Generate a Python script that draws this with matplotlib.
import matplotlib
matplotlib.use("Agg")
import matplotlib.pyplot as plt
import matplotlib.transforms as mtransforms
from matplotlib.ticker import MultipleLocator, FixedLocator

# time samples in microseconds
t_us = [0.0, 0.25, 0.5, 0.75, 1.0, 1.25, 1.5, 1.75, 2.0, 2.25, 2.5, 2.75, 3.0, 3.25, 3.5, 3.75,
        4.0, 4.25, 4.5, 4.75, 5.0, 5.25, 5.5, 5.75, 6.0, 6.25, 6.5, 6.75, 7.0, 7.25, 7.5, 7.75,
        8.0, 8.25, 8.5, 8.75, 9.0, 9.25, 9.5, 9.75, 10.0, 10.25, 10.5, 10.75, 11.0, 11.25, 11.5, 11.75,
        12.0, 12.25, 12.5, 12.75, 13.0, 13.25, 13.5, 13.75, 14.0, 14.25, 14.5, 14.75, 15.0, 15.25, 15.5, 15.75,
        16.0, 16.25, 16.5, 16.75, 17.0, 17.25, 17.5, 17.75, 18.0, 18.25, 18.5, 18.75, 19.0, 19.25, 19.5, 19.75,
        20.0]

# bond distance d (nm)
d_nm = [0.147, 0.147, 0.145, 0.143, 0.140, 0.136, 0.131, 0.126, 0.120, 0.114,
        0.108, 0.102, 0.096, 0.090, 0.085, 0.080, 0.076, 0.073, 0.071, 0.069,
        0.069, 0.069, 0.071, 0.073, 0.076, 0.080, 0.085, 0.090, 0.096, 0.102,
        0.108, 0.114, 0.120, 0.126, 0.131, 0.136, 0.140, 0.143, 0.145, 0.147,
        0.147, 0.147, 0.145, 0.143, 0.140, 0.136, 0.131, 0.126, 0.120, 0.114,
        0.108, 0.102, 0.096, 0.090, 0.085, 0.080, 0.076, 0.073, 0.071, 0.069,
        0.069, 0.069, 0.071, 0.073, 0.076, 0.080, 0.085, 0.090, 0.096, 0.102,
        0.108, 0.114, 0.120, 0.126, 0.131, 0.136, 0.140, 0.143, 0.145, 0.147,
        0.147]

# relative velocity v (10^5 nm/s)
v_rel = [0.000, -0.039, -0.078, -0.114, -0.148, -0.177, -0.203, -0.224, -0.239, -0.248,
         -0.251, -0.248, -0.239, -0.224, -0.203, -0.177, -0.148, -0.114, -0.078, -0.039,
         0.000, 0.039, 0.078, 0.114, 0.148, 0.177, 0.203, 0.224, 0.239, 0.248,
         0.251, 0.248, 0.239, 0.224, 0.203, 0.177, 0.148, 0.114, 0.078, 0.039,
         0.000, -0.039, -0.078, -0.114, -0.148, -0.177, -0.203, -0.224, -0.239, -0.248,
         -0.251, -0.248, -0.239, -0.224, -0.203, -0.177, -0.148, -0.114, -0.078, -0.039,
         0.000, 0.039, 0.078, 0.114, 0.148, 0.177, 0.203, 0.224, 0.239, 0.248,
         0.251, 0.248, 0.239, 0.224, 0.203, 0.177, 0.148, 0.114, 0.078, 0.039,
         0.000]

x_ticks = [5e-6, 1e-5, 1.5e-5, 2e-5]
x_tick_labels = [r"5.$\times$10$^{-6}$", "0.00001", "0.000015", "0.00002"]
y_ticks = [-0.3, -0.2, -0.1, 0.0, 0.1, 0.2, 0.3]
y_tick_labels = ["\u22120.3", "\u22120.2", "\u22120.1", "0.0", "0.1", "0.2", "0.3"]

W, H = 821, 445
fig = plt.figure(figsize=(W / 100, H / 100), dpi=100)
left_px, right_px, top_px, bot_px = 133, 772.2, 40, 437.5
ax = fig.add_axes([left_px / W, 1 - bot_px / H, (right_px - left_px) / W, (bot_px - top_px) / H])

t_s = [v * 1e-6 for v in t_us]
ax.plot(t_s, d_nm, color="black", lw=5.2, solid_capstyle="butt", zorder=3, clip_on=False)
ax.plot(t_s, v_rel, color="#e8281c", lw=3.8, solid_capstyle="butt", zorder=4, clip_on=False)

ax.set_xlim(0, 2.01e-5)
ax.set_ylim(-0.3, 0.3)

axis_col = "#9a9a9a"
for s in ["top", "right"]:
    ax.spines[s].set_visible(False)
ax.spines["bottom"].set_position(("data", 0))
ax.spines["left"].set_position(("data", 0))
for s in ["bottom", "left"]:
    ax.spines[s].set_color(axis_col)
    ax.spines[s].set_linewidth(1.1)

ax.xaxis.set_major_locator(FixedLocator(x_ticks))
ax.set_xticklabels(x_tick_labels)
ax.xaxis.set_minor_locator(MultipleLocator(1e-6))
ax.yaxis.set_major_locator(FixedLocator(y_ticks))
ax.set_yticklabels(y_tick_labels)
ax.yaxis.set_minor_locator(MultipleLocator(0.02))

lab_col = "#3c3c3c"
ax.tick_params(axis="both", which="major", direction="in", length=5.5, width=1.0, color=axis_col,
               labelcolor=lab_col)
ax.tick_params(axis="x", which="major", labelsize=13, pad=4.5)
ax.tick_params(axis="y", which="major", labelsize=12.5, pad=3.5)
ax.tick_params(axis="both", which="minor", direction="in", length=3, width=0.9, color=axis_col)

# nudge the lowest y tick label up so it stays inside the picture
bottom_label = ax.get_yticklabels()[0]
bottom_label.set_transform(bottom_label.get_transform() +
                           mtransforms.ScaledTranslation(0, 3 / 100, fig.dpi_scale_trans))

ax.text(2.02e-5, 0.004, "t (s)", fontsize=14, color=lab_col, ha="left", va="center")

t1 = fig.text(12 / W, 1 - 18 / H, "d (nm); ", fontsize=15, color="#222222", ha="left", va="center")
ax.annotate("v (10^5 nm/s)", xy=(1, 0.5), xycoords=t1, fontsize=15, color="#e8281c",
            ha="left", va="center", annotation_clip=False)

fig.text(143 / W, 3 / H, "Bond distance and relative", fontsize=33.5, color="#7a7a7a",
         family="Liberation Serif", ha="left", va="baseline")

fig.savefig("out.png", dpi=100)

·····

TASK: Output all of the material exactly as written.

RESULT OF THE TASK:
Generate a Python script that draws this with matplotlib.
import matplotlib
matplotlib.use("Agg")
import matplotlib.pyplot as plt
import matplotlib.transforms as mtransforms
from matplotlib.ticker import MultipleLocator, FixedLocator

# time samples in microseconds
t_us = [0.0, 0.25, 0.5, 0.75, 1.0, 1.25, 1.5, 1.75, 2.0, 2.25, 2.5, 2.75, 3.0, 3.25, 3.5, 3.75,
        4.0, 4.25, 4.5, 4.75, 5.0, 5.25, 5.5, 5.75, 6.0, 6.25, 6.5, 6.75, 7.0, 7.25, 7.5, 7.75,
        8.0, 8.25, 8.5, 8.75, 9.0, 9.25, 9.5, 9.75, 10.0, 10.25, 10.5, 10.75, 11.0, 11.25, 11.5, 11.75,
        12.0, 12.25, 12.5, 12.75, 13.0, 13.25, 13.5, 13.75, 14.0, 14.25, 14.5, 14.75, 15.0, 15.25, 15.5, 15.75,
        16.0, 16.25, 16.5, 16.75, 17.0, 17.25, 17.5, 17.75, 18.0, 18.25, 18.5, 18.75, 19.0, 19.25, 19.5, 19.75,
        20.0]

# bond distance d (nm)
d_nm = [0.147, 0.147, 0.145, 0.143, 0.140, 0.136, 0.131, 0.126, 0.120, 0.114,
        0.108, 0.102, 0.096, 0.090, 0.085, 0.080, 0.076, 0.073, 0.071, 0.069,
        0.069, 0.069, 0.071, 0.073, 0.076, 0.080, 0.085, 0.090, 0.096, 0.102,
        0.108, 0.114, 0.120, 0.126, 0.131, 0.136, 0.140, 0.143, 0.145, 0.147,
        0.147, 0.147, 0.145, 0.143, 0.140, 0.136, 0.131, 0.126, 0.120, 0.114,
        0.108, 0.102, 0.096, 0.090, 0.085, 0.080, 0.076, 0.073, 0.071, 0.069,
        0.069, 0.069, 0.071, 0.073, 0.076, 0.080, 0.085, 0.090, 0.096, 0.102,
        0.108, 0.114, 0.120, 0.126, 0.131, 0.136, 0.140, 0.143, 0.145, 0.147,
        0.147]

# relative velocity v (10^5 nm/s)
v_rel = [0.000, -0.039, -0.078, -0.114, -0.148, -0.177, -0.203, -0.224, -0.239, -0.248,
         -0.251, -0.248, -0.239, -0.224, -0.203, -0.177, -0.148, -0.114, -0.078, -0.039,
         0.000, 0.039, 0.078, 0.114, 0.148, 0.177, 0.203, 0.224, 0.239, 0.248,
         0.251, 0.248, 0.239, 0.224, 0.203, 0.177, 0.148, 0.114, 0.078, 0.039,
         0.000, -0.039, -0.078, -0.114, -0.148, -0.177, -0.203, -0.224, -0.239, -0.248,
         -0.251, -0.248, -0.239, -0.224, -0.203, -0.177, -0.148, -0.114, -0.078, -0.039,
         0.000, 0.039, 0.078, 0.114, 0.148, 0.177, 0.203, 0.224, 0.239, 0.248,
         0.251, 0.248, 0.239, 0.224, 0.203, 0.177, 0.148, 0.114, 0.078, 0.039,
         0.000]

x_ticks = [5e-6, 1e-5, 1.5e-5, 2e-5]
x_tick_labels = [r"5.$\times$10$^{-6}$", "0.00001", "0.000015", "0.00002"]
y_ticks = [-0.3, -0.2, -0.1, 0.0, 0.1, 0.2, 0.3]
y_tick_labels = ["\u22120.3", "\u22120.2", "\u22120.1", "0.0", "0.1", "0.2", "0.3"]

W, H = 821, 445
fig = plt.figure(figsize=(W / 100, H / 100), dpi=100)
left_px, right_px, top_px, bot_px = 133, 772.2, 40, 437.5
ax = fig.add_axes([left_px / W, 1 - bot_px / H, (right_px - left_px) / W, (bot_px - top_px) / H])

t_s = [v * 1e-6 for v in t_us]
ax.plot(t_s, d_nm, color="black", lw=5.2, solid_capstyle="butt", zorder=3, clip_on=False)
ax.plot(t_s, v_rel, color="#e8281c", lw=3.8, solid_capstyle="butt", zorder=4, clip_on=False)

ax.set_xlim(0, 2.01e-5)
ax.set_ylim(-0.3, 0.3)

axis_col = "#9a9a9a"
for s in ["top", "right"]:
    ax.spines[s].set_visible(False)
ax.spines["bottom"].set_position(("data", 0))
ax.spines["left"].set_position(("data", 0))
for s in ["bottom", "left"]:
    ax.spines[s].set_color(axis_col)
    ax.spines[s].set_linewidth(1.1)

ax.xaxis.set_major_locator(FixedLocator(x_ticks))
ax.set_xticklabels(x_tick_labels)
ax.xaxis.set_minor_locator(MultipleLocator(1e-6))
ax.yaxis.set_major_locator(FixedLocator(y_ticks))
ax.set_yticklabels(y_tick_labels)
ax.yaxis.set_minor_locator(MultipleLocator(0.02))

lab_col = "#3c3c3c"
ax.tick_params(axis="both", which="major", direction="in", length=5.5, width=1.0, color=axis_col,
               labelcolor=lab_col)
ax.tick_params(axis="x", which="major", labelsize=13, pad=4.5)
ax.tick_params(axis="y", which="major", labelsize=12.5, pad=3.5)
ax.tick_params(axis="both", which="minor", direction="in", length=3, width=0.9, color=axis_col)

# nudge the lowest y tick label up so it stays inside the picture
bottom_label = ax.get_yticklabels()[0]
bottom_label.set_transform(bottom_label.get_transform() +
                           mtransforms.ScaledTranslation(0, 3 / 100, fig.dpi_scale_trans))

ax.text(2.02e-5, 0.004, "t (s)", fontsize=14, color=lab_col, ha="left", va="center")

t1 = fig.text(12 / W, 1 - 18 / H, "d (nm); ", fontsize=15, color="#222222", ha="left", va="center")
ax.annotate("v (10^5 nm/s)", xy=(1, 0.5), xycoords=t1, fontsize=15, color="#e8281c",
            ha="left", va="center", annotation_clip=False)

fig.text(143 / W, 3 / H, "Bond distance and relative", fontsize=33.5, color="#7a7a7a",
         family="Liberation Serif", ha="left", va="baseline")

fig.savefig("out.png", dpi=100)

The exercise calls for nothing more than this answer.